Step-by-Step Guide to Migrate CDH Cluster to Azure HDInsights.

Posted by Aravind Nuthalapati on April 11, 2020

This Article guides you on how to migrate CDH to Azure HDInsight.

Best Practices for Migrating CDH to Azure HDInsight

1. Assess the Existing CDH Cluster

Before migration, perform a detailed assessment of your CDH cluster:

  • Identify services in use (HDFS, Hive, Spark, HBase, Kafka, etc.).
  • Check cluster size, resource consumption, and data storage patterns.
  • Analyze job dependencies, data lineage, and security policies.
  • Evaluate third-party integrations and custom configurations.

2. Choose the Right Azure HDInsight Cluster Type

HDInsight offers different cluster types, choose the best fit:

  • Apache Spark: For big data analytics workloads.
  • Apache Hadoop: For batch processing with Hive & MapReduce.
  • Apache HBase: For NoSQL real-time workloads.
  • Apache Kafka: For real-time data streaming.
  • Interactive Query (LLAP): For fast SQL analytics on Hive.

3. Plan HDFS to Azure Storage Migration

Migrate data from HDFS to Azure Data Lake Storage (ADLS) or Azure Blob Storage:

hdfs dfs -copyToLocal /hdfs-data /local-data
az storage blob upload-batch -d my-container --account-name mystorageaccount -s /local-data

Best Practices:

  • Use DistCp for large-scale HDFS data migration.
  • Leverage Azure Data Box for petabyte-scale data transfers.
  • Enable ADLS Gen2 hierarchical namespace for better performance.

4. Migrate Hive Metastore

HDInsight uses an external Hive Metastore (Azure Database for MySQL/PostgreSQL).

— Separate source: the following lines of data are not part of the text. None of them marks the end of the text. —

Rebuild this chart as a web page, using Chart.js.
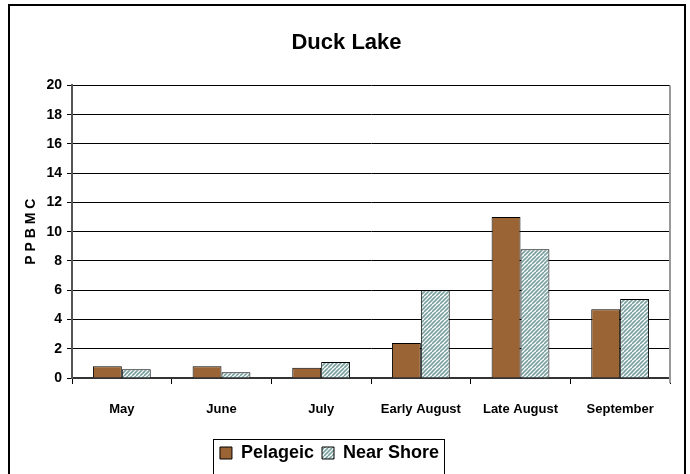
<!DOCTYPE html>
<html>
<head>
<meta charset="utf-8">
<script src="https://cdn.jsdelivr.net/npm/chart.js@4/dist/chart.umd.min.js"></script>
<style>
  body { margin: 0; background: #fff; }
  #wrap { width: 690px; height: 474px; }
</style>
</head>
<body>
<div id="wrap"><canvas id="myChart" width="690" height="474"></canvas></div>
<script>
var months = ['May', 'June', 'July', 'Early August', 'Late August', 'September'];
var pelageic = [0.8, 0.8, 0.7, 2.4, 11.0, 4.7];
var nearShore = [0.6, 0.4, 1.1, 6.0, 8.8, 5.4];
var yTicks = [0, 2, 4, 6, 8, 10, 12, 14, 16, 18, 20];

var FONT = "'Liberation Sans Narrow', 'Arial Narrow', 'Liberation Sans', Arial, sans-serif";
var LEGEND_SHIFT = 17;

// diagonal hatch fill for the near shore bars
function hatch(){
    var c = document.createElement('canvas');
    c.width = 8; c.height = 8;
    var g = c.getContext('2d');
    g.fillStyle = '#ffffff';
    g.fillRect(0, 0, 8, 8);
    g.strokeStyle = '#7a9f9f';
    g.lineWidth = 1.6;
    for (var i = -8; i <= 8; i += 4) {
        g.beginPath();
        g.moveTo(i, 8);
        g.lineTo(i + 8, 0);
        g.stroke();
    }
    return document.getElementById('myChart').getContext('2d').createPattern(c, 'repeat');
}

// outer frame, plot area right edge and the box round the legend
var frames = {
    id: 'frames',
    beforeDraw: function(chart){
        // legend sits a little left of the canvas centre
        var lg = chart.legend;
        if (lg._shifted) return;
        lg._shifted = true;
        lg.left -= LEGEND_SHIFT;
        lg.right -= LEGEND_SHIFT;
        lg.legendHitBoxes.forEach(function(b){ b.left -= LEGEND_SHIFT; });
    },
    afterDraw: function(chart){
        var ctx = chart.ctx;
        var a = chart.chartArea;
        ctx.save();
        ctx.strokeStyle = '#999';
        ctx.lineWidth = 2;
        ctx.beginPath();
        ctx.moveTo(a.right, a.top);
        ctx.lineTo(a.right, a.bottom + 5);
        ctx.stroke();

        var boxes = chart.legend.legendHitBoxes;
        if (boxes && boxes.length) {
            var l = boxes[0].left - 7;
            var r = boxes[boxes.length - 1].left + boxes[boxes.length - 1].width + 5;
            var t = boxes[0].top - 5;
            ctx.strokeStyle = '#000';
            ctx.lineWidth = 1;
            ctx.strokeRect(Math.round(l) + 0.5, Math.round(t) + 0.5, Math.round(r - l), 40);
        }

        ctx.strokeStyle = '#000';
        ctx.lineWidth = 2;
        ctx.beginPath();
        ctx.moveTo(685, 474);
        ctx.lineTo(685, 5);
        ctx.lineTo(9, 5);
        ctx.lineTo(9, 474);
        ctx.stroke();
        ctx.restore();
    }
};

var ctx = document.getElementById('myChart').getContext('2d');
var myChart = new Chart(ctx, {
    type: 'bar',
    data: {
        labels: months,
        datasets: [
            {
                label: 'Pelageic',
                data: pelageic,
                backgroundColor: '#9a6434',
                borderColor: '#000',
                borderWidth: 1,
                categoryPercentage: 0.58,
                barPercentage: 1.0
            },
            {
                label: 'Near Shore',
                data: nearShore,
                backgroundColor: hatch(),
                borderColor: '#000',
                borderWidth: 1,
                categoryPercentage: 0.58,
                barPercentage: 1.0
            }
        ]
    },
    options: {
        responsive: false,
        animation: false,
        layout: { padding: { left: 23, right: 20, top: 0, bottom: 2 } },
        plugins: {
            title: {
                display: true,
                text: 'Duck Lake',
                color: '#000',
                font: { family: FONT, size: 22, weight: 'bold' },
                padding: { top: 30, bottom: 29 }
            },
            legend: {
                position: 'bottom',
                labels: {
                    color: '#000',
                    font: { family: FONT, size: 18, weight: 'bold' },
                    boxWidth: 12,
                    boxHeight: 12,
                    padding: 8
                }
            },
            tooltip: { enabled: false }
        },
        scales: {
            x: {
                grid: {
                    offset: true,
                    drawOnChartArea: false,
                    color: '#000',
                    tickLength: 6
                },
                border: { color: '#333', width: 2 },
                ticks: {
                    color: '#000',
                    font: { family: FONT, size: 13, weight: 'bold' },
                    padding: 18,
                    maxRotation: 0
                },
                afterFit: function(scale){ scale.height = 58; }
            },
            y: {
                min: 0,
                max: 20,
                afterBuildTicks: function(scale){
                    scale.ticks = yTicks.map(function(v){ return { value: v }; });
                },
                grid: { color: '#000', lineWidth: 1, tickLength: 5 },
                border: { color: '#555', width: 2 },
                ticks: {
                    color: '#000',
                    font: { family: FONT, size: 14, weight: 'bold' },
                    padding: 5
                },
                title: {
                    display: true,
                    text: 'P P B M C',
                    color: '#000',
                    font: { family: FONT, size: 14, weight: 'bold' },
                    padding: { top: 0, bottom: 2 }
                },
                afterFit: function(scale){ scale.width = 49; }
            }
        }
    },
    plugins: [frames]
});
</script>
</body>
</html>
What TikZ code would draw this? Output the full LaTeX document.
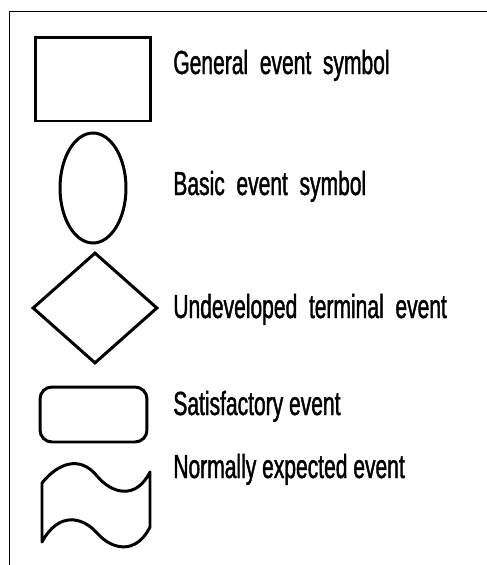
\documentclass[tikz,border=0pt]{standalone}
\usepackage{fontspec}
\newfontfamily\lblfont{Liberation Sans}[FakeStretch=0.63, FakeBold=1.2]
\usepackage{tikz}
\usetikzlibrary{shapes.geometric}

\begin{document}
\begin{tikzpicture}[
    x=0.02cm, y=-0.02cm,
    sym/.style={draw, line width=1.7pt, inner sep=0pt},
    lbl/.style={anchor=base west, inner sep=0pt, font=\lblfont\fontsize{19pt}{21pt}\selectfont},
    frame/.style={line width=1.1pt}
]
\useasboundingbox (0,0) rectangle (487,565);

% open frame, left and top sides only
\draw[frame] (9.5,565) -- (9.5,11.5) -- (487,11.5);

% symbols
\node[sym, rectangle, minimum width=2.32cm, minimum height=1.68cm] (gen) at (93,79) {};
\node[sym, ellipse, minimum width=1.32cm, minimum height=2.2cm] (bas) at (93,188) {};
\node[sym, diamond, minimum width=2.5cm, minimum height=2.22cm] (und) at (95,308) {};
\node[sym, rectangle, rounded corners=0.24cm, minimum width=2.14cm, minimum height=1.1cm] (sat) at (93.5,414.5) {};
\draw[line width=1.7pt, line join=round] (42,483)
    .. controls (58,463) and (80,455) .. (97,476)
    .. controls (112,494) and (136,500) .. (150,472)
    -- (150,527)
    .. controls (136,555) and (112,550) .. (97,533)
    .. controls (82,516) and (58,512) .. (42,542) -- cycle;
\coordinate (nrm) at (96,505);

% labels
\node[lbl] (gen-l) at (173,74) {General\ \ event\ \ symbol};
\node[lbl] (bas-l) at (173,195) {Basic\ \ event\ \ symbol};
\node[lbl] (und-l) at (173,318) {Undeveloped\ \ terminal\ \ event};
\node[lbl] (sat-l) at (173,415) {Satisfactory event};
\node[lbl] (nrm-l) at (173,478) {Normally expected event};
\end{tikzpicture}
\end{document}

  • Export CDH Hive Metastore:
mysqldump -u root -p --databases metastore > metastore_backup.sql
  • Import into Azure Database for MySQL:
mysql -h azure-mysql-server -u admin -p < metastore_backup.sql
  • Configure HDInsight to use the external Metastore:
hive.metastore.uris=thrift://azure-metastore:9083

5. Reconfigure and Migrate Hive Queries

Adjust Hive queries for HDInsight compatibility:

  • Convert Hive-managed tables to external tables pointing to ADLS/Blob Storage.
  • Update queries to use optimized formats like ORC and Parquet.
  • Test queries with HDInsight Interactive Query (LLAP) for better performance.

6. Migrate HBase to Azure HDInsight HBase

Export CDH HBase tables:

hbase snapshot export -snapshot myTable -copy-to hdfs:///hbase-backup

Import into HDInsight HBase:

hbase restore_snapshot myTable

7. Migrate Apache Kafka

Use Kafka MirrorMaker for cross-cluster replication:

bin/kafka-mirror-maker.sh --consumer.config source-cluster.properties \
 --producer.config target-cluster.properties --whitelist ".*"
  • Ensure partition alignment between CDH Kafka and HDInsight Kafka.
  • Verify Kafka security settings (SASL, SSL) for authentication.

8. Migrate Apache Spark Jobs

Convert CDH Spark jobs to run on HDInsight Spark:

  • Replace HDFS paths with ADLS paths in job configurations.
  • Adjust spark-defaults.conf settings to match Azure resources.
  • Optimize execution by leveraging Azure Synapse for Spark SQL workloads.

9. Implement Security & Access Control

  • Enable Azure AD authentication for HDInsight.
  • Use Ranger or Azure Role-Based Access Control (RBAC) for fine-grained access.
  • Encrypt data at rest using Azure Storage encryption.

10. Validate Migration and Optimize Performance

  • Run test workloads to compare performance between CDH and HDInsight.
  • Enable autoscaling for optimized cluster resource allocation.
  • Monitor performance using Azure Monitor and HDInsight Metrics.

Summary

Migrating from CDH to Azure HDInsight involves careful planning, data migration, security configuration, and performance tuning. Following these best practices ensures a seamless transition while leveraging Azure’s scalability and managed services.